Repeat the lines below exactly as they appear, but leave out the images.
## begin Dataset section
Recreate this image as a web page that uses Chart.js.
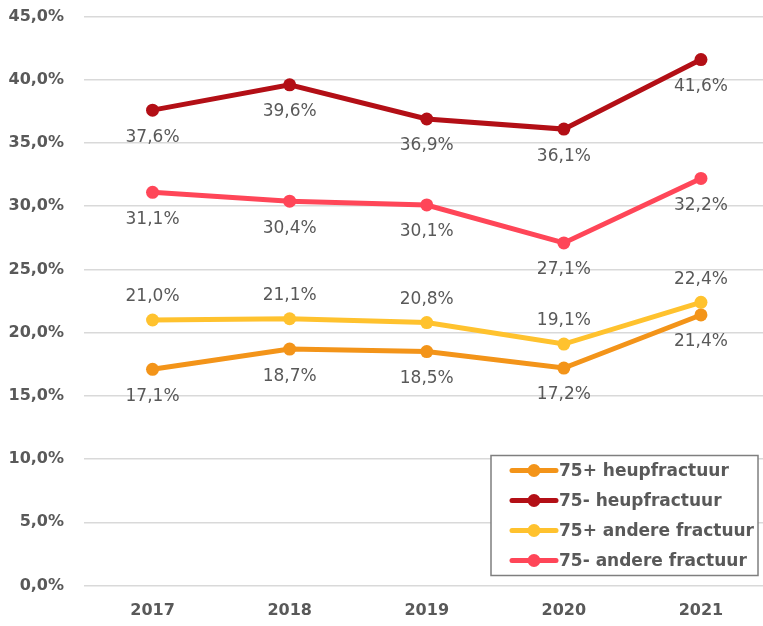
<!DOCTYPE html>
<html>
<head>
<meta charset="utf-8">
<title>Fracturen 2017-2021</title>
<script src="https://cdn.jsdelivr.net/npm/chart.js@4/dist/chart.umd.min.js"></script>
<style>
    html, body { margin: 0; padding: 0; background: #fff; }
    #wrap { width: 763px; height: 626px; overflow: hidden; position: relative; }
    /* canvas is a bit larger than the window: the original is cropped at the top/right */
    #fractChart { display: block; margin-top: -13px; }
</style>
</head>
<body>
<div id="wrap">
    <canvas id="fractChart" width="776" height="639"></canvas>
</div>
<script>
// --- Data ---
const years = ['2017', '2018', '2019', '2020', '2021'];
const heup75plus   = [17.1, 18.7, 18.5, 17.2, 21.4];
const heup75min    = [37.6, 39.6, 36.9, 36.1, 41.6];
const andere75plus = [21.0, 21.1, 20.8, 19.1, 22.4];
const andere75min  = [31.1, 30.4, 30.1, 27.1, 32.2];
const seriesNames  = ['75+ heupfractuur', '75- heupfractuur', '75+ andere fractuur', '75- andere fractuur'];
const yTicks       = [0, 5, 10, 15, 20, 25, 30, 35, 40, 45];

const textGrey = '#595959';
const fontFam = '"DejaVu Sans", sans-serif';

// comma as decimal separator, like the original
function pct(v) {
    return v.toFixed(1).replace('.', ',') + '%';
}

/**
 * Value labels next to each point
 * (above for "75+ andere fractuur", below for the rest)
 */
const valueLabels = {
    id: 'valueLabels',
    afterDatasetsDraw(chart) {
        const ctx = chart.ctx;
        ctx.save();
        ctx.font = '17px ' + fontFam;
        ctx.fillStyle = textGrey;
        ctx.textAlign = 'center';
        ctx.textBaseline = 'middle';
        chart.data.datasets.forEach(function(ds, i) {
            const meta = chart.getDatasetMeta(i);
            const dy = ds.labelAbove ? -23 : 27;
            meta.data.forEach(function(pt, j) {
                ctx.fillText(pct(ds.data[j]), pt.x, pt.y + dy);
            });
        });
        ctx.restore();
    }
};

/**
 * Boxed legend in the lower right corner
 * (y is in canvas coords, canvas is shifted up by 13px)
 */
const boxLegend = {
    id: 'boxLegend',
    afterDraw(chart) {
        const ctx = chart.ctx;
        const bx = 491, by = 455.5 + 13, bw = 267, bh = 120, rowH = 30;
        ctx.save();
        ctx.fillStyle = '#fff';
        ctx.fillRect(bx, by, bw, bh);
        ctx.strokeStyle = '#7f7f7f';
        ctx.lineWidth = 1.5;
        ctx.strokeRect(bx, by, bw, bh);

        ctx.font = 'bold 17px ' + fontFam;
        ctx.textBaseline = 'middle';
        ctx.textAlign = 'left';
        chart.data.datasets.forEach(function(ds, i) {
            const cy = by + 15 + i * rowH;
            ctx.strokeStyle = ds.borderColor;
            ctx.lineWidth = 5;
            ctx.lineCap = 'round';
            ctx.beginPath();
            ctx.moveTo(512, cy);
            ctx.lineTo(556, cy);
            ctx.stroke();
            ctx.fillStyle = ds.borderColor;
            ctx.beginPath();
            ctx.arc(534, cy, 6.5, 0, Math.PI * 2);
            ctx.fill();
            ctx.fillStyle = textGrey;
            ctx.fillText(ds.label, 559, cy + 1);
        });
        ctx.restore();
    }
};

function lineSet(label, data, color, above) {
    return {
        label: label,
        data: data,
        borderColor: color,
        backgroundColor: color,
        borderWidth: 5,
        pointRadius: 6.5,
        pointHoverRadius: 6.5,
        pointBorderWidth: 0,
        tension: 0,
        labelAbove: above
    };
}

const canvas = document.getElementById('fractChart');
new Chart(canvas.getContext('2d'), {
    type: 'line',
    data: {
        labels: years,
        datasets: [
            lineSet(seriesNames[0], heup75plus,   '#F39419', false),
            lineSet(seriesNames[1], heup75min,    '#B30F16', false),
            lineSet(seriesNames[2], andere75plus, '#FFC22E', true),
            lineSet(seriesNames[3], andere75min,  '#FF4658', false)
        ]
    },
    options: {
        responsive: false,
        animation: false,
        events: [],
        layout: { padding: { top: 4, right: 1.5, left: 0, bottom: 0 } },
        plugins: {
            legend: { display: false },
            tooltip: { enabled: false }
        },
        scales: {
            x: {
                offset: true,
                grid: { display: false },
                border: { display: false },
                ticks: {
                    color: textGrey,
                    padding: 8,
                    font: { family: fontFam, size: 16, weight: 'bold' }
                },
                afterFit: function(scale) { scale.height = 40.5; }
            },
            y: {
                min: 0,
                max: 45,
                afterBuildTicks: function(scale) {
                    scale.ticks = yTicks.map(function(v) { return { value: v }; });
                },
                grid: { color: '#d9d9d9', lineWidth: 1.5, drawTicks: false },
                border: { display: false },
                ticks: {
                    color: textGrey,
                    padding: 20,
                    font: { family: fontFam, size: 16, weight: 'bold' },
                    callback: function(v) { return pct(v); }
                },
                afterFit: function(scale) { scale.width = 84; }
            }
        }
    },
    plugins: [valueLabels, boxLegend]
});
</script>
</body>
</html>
## end Dataset section
§ Result below
Recreate this image as a web page that uses Chart.js.
<!DOCTYPE html>
<html>
<head>
<meta charset="utf-8">
<title>Fracturen 2017-2021</title>
<script src="https://cdn.jsdelivr.net/npm/chart.js@4/dist/chart.umd.min.js"></script>
<style>
    html, body { margin: 0; padding: 0; background: #fff; }
    #wrap { width: 763px; height: 626px; overflow: hidden; position: relative; }
    /* canvas is a bit larger than the window: the original is cropped at the top/right */
    #fractChart { display: block; margin-top: -13px; }
</style>
</head>
<body>
<div id="wrap">
    <canvas id="fractChart" width="776" height="639"></canvas>
</div>
<script>
// --- Data ---
const years = ['2017', '2018', '2019', '2020', '2021'];
const heup75plus   = [17.1, 18.7, 18.5, 17.2, 21.4];
const heup75min    = [37.6, 39.6, 36.9, 36.1, 41.6];
const andere75plus = [21.0, 21.1, 20.8, 19.1, 22.4];
const andere75min  = [31.1, 30.4, 30.1, 27.1, 32.2];
const seriesNames  = ['75+ heupfractuur', '75- heupfractuur', '75+ andere fractuur', '75- andere fractuur'];
const yTicks       = [0, 5, 10, 15, 20, 25, 30, 35, 40, 45];

const textGrey = '#595959';
const fontFam = '"DejaVu Sans", sans-serif';

// comma as decimal separator, like the original
function pct(v) {
    return v.toFixed(1).replace('.', ',') + '%';
}

/**
 * Value labels next to each point
 * (above for "75+ andere fractuur", below for the rest)
 */
const valueLabels = {
    id: 'valueLabels',
    afterDatasetsDraw(chart) {
        const ctx = chart.ctx;
        ctx.save();
        ctx.font = '17px ' + fontFam;
        ctx.fillStyle = textGrey;
        ctx.textAlign = 'center';
        ctx.textBaseline = 'middle';
        chart.data.datasets.forEach(function(ds, i) {
            const meta = chart.getDatasetMeta(i);
            const dy = ds.labelAbove ? -23 : 27;
            meta.data.forEach(function(pt, j) {
                ctx.fillText(pct(ds.data[j]), pt.x, pt.y + dy);
            });
        });
        ctx.restore();
    }
};

/**
 * Boxed legend in the lower right corner
 * (y is in canvas coords, canvas is shifted up by 13px)
 */
const boxLegend = {
    id: 'boxLegend',
    afterDraw(chart) {
        const ctx = chart.ctx;
        const bx = 491, by = 455.5 + 13, bw = 267, bh = 120, rowH = 30;
        ctx.save();
        ctx.fillStyle = '#fff';
        ctx.fillRect(bx, by, bw, bh);
        ctx.strokeStyle = '#7f7f7f';
        ctx.lineWidth = 1.5;
        ctx.strokeRect(bx, by, bw, bh);

        ctx.font = 'bold 17px ' + fontFam;
        ctx.textBaseline = 'middle';
        ctx.textAlign = 'left';
        chart.data.datasets.forEach(function(ds, i) {
            const cy = by + 15 + i * rowH;
            ctx.strokeStyle = ds.borderColor;
            ctx.lineWidth = 5;
            ctx.lineCap = 'round';
            ctx.beginPath();
            ctx.moveTo(512, cy);
            ctx.lineTo(556, cy);
            ctx.stroke();
            ctx.fillStyle = ds.borderColor;
            ctx.beginPath();
            ctx.arc(534, cy, 6.5, 0, Math.PI * 2);
            ctx.fill();
            ctx.fillStyle = textGrey;
            ctx.fillText(ds.label, 559, cy + 1);
        });
        ctx.restore();
    }
};

function lineSet(label, data, color, above) {
    return {
        label: label,
        data: data,
        borderColor: color,
        backgroundColor: color,
        borderWidth: 5,
        pointRadius: 6.5,
        pointHoverRadius: 6.5,
        pointBorderWidth: 0,
        tension: 0,
        labelAbove: above
    };
}

const canvas = document.getElementById('fractChart');
new Chart(canvas.getContext('2d'), {
    type: 'line',
    data: {
        labels: years,
        datasets: [
            lineSet(seriesNames[0], heup75plus,   '#F39419', false),
            lineSet(seriesNames[1], heup75min,    '#B30F16', false),
            lineSet(seriesNames[2], andere75plus, '#FFC22E', true),
            lineSet(seriesNames[3], andere75min,  '#FF4658', false)
        ]
    },
    options: {
        responsive: false,
        animation: false,
        events: [],
        layout: { padding: { top: 4, right: 1.5, left: 0, bottom: 0 } },
        plugins: {
            legend: { display: false },
            tooltip: { enabled: false }
        },
        scales: {
            x: {
                offset: true,
                grid: { display: false },
                border: { display: false },
                ticks: {
                    color: textGrey,
                    padding: 8,
                    font: { family: fontFam, size: 16, weight: 'bold' }
                },
                afterFit: function(scale) { scale.height = 40.5; }
            },
            y: {
                min: 0,
                max: 45,
                afterBuildTicks: function(scale) {
                    scale.ticks = yTicks.map(function(v) { return { value: v }; });
                },
                grid: { color: '#d9d9d9', lineWidth: 1.5, drawTicks: false },
                border: { display: false },
                ticks: {
                    color: textGrey,
                    padding: 20,
                    font: { family: fontFam, size: 16, weight: 'bold' },
                    callback: function(v) { return pct(v); }
                },
                afterFit: function(scale) { scale.width = 84; }
            }
        }
    },
    plugins: [valueLabels, boxLegend]
});
</script>
</body>
</html>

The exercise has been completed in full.